South African pastor Ngwedla Paul Msiza was officially installed as president of the Baptist World Alliance (BWA) in ceremonies at the Durban International Convention Center Saturday morning. Msiza is the second person from Africa to serve as president. His term will last for five years.
Echoing the 2015 Baptist World Congress theme of “Jesus Christ, the Door,” Msiza said the church must avoid the temptation to become doorkeepers who don’t go through the door, but control traffic through it, limiting who can come in and out.
“Remember that Christ said ‘I am the open door,’” Msiza said. “That is our mission: to proclaim, to guide, to walk with people. When this door is Jesus, as the word says, it has no partitions: it’s one door. Single entry. No special entrance.” On earth we have doors for dignitaries and other doors for common people, Msiza said, but with Jesus there is one door for everyone, “for we are all human beings created in the image of God.”
Msiza noted that Baptists work amidst others who use the same scriptures to teach false ideas such as the prosperity gospel, which is popular in many parts of Africa.
Baptists should focus on freedom and justice in both churches and communities, he said, calling all to the message of the cross, “carrying the message of hope that Jesus Christ is the door.”
In a farewell challenge, outgoing president John Upton of the U.S. also reflected on Christ as the door. Upton asked participants to consider the many doors they never notice – until they are locked. So many people are trapped and shut in, Upton said, but Baptists have a calling to proclaim Christ as the door. As God made a door for Israel to come out of Egypt and for Lazarus to come forth from the tomb, Baptists can go into places where people are trapped and bring ministries that help all to discover the door of Christ.
After Lamentations 3:21-26 was read in Singala (spoken in Sri Lanka) and Romans 8:31-39 was read in Shona (a Bantu dialect spoken mainly in Zimbabwe), Donald Ndichafah of Cameroon spoke to the theme of Christ as the door to love.
Experiencing Christ as the door begins with the acknowledgement of sin, Ndichafah said. “It doesn’t matter if people are rich or poor, they must agree with God that they are wrong, and repent and turn to God.”
The book of Lamentations was written in a context of suffering after God’s people took their relationship for granted, fell into sin, and were punished for it, he said. People wondered if there was still a future for them.
Today’s people have also sinned, Ndichafah said. Whether they bend the law to their own purposes or simply break the law, they have chosen to go their own ways, and many suffer.
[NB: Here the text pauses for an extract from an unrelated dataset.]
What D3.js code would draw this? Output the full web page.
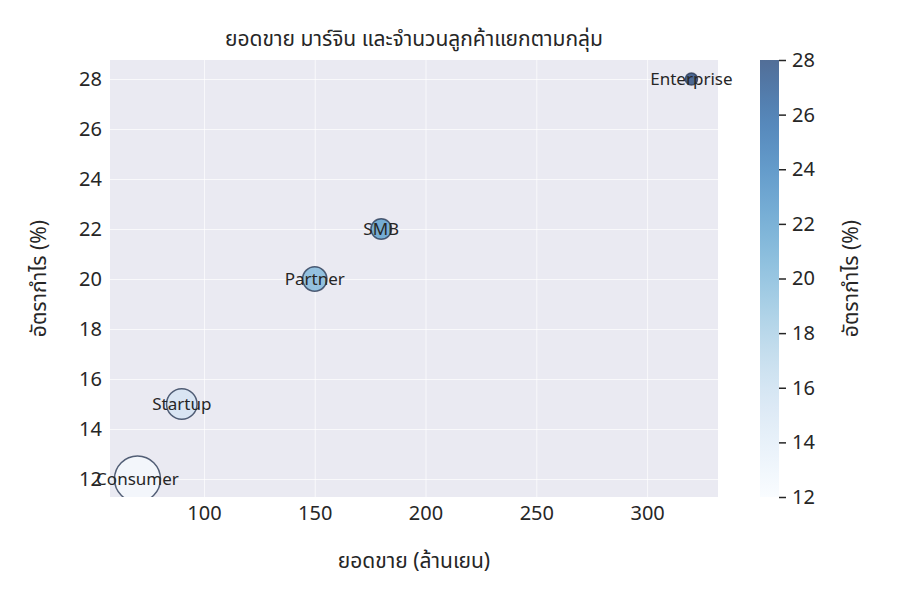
<!DOCTYPE html>
<html><head><meta charset="utf-8">
<script src="https://cdn.jsdelivr.net/npm/d3@7"></script>
<style>body{margin:0;background:#fff}text{font-family:"Noto Sans","Noto Sans Thai",sans-serif;fill:#262626}</style>
</head><body><svg id="c" width="900" height="600"></svg>
<script>
const segments=["Consumer","Startup","Partner","SMB","Enterprise"];
const sales=[70,90,150,180,320];
const margin=[12,15,20,22,28];
const customers=[500,220,140,100,35];
const xTicks=[100,150,200,250,300];
const yTicks=[12,14,16,18,20,22,24,26,28];
const cbTicks=[12,14,16,18,20,22,24,26,28];

const svg=d3.select("#c");
const L=110,R=718,T=60,B=497;
const x=d3.scaleLinear().domain([57.6,332]).range([L,R]);
const y=d3.scaleLinear().domain([11.28,28.76]).range([B,T]);
const r=d3.scaleSqrt().domain([0,500]).range([0,23]);
const col=v=>d3.interpolateBlues((v-12)/16);

svg.append("rect").attr("x",L).attr("y",T).attr("width",R-L).attr("height",B-T).attr("fill","#EAEAF2");
const defs=svg.append("defs");
defs.append("clipPath").attr("id","pc").append("rect").attr("x",L).attr("y",T).attr("width",R-L).attr("height",B-T);

svg.append("g").attr("transform",`translate(0,${B})`).call(d3.axisBottom(x).tickValues(xTicks).tickSize(-(B-T)).tickPadding(9))
 .call(g=>{g.select(".domain").remove();g.selectAll("line").attr("stroke","#fff").attr("stroke-opacity",0.7);g.selectAll("text").attr("font-size",20);});
svg.append("g").attr("transform",`translate(${L},0)`).call(d3.axisLeft(y).tickValues(yTicks).tickSize(-(R-L)).tickPadding(8))
 .call(g=>{g.select(".domain").remove();g.selectAll("line").attr("stroke","#fff").attr("stroke-opacity",0.7);g.selectAll("text").attr("font-size",20);});

const pg=svg.append("g").attr("clip-path","url(#pc)");
segments.forEach((s,i)=>{
  pg.append("circle").attr("cx",x(sales[i])).attr("cy",y(margin[i])).attr("r",r(customers[i]))
    .attr("fill",col(margin[i])).attr("fill-opacity",0.7).attr("stroke","#2b3a55").attr("stroke-opacity",0.8).attr("stroke-width",1.5);
});
segments.forEach((s,i)=>{
  svg.append("text").attr("x",x(sales[i])).attr("y",y(margin[i])).attr("dy","0.35em").attr("text-anchor","middle").attr("font-size",17).text(s);
});

svg.append("text").attr("x",(L+R)/2).attr("y",46).attr("text-anchor","middle").attr("font-size",21).text("ยอดขาย มาร์จิน และจำนวนลูกค้าแยกตามกลุ่ม");
svg.append("text").attr("x",(L+R)/2).attr("y",568).attr("text-anchor","middle").attr("font-size",21).text("ยอดขาย (ล้านเยน)");
svg.append("text").attr("transform",`translate(46,${(T+B)/2}) rotate(-90)`).attr("text-anchor","middle").attr("font-size",21).text("อัตรากำไร (%)");

const cx0=760,cw=19;
const cy=d3.scaleLinear().domain([12,28]).range([B,T]);
const grad=defs.append("linearGradient").attr("id","cb").attr("x1",0).attr("y1",1).attr("x2",0).attr("y2",0);
d3.range(0,1.001,0.05).forEach(t=>grad.append("stop").attr("offset",t).attr("stop-color",d3.interpolateBlues(t)).attr("stop-opacity",0.7));
svg.append("rect").attr("x",cx0).attr("y",T).attr("width",cw).attr("height",B-T).attr("fill","url(#cb)");
svg.append("g").attr("transform",`translate(${cx0+cw},0)`).call(d3.axisRight(cy).tickValues(cbTicks).tickSize(7).tickPadding(6))
 .call(g=>{g.select(".domain").remove();g.selectAll("line").attr("stroke","#262626").attr("stroke-width",1.5);g.selectAll("text").attr("font-size",20);});
svg.append("text").attr("transform",`translate(858,${(T+B)/2}) rotate(-90)`).attr("text-anchor","middle").attr("font-size",21).text("อัตรากำไร (%)");
</script></body></html>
People may still ask questions similar to that of Lamentations, he said, and should hear that in the midst of a troubled world, God is a God of love and willing to forgive those who repent.
God’s love is steadfast and never ending, Ndichafah said, and new every morning. Believers can live in hope every day as God’s chosen people who are no longer condemned but brought into the liberating love of God. “When we drink our fill of the love of God,” he said, we overflow and share that love with others. “May Jesus continue to fill our cup with his love.”
The service closed with a time of confession and communion.
The Baptist World Congress concludes Sunday morning, July 26, with a closing celebration.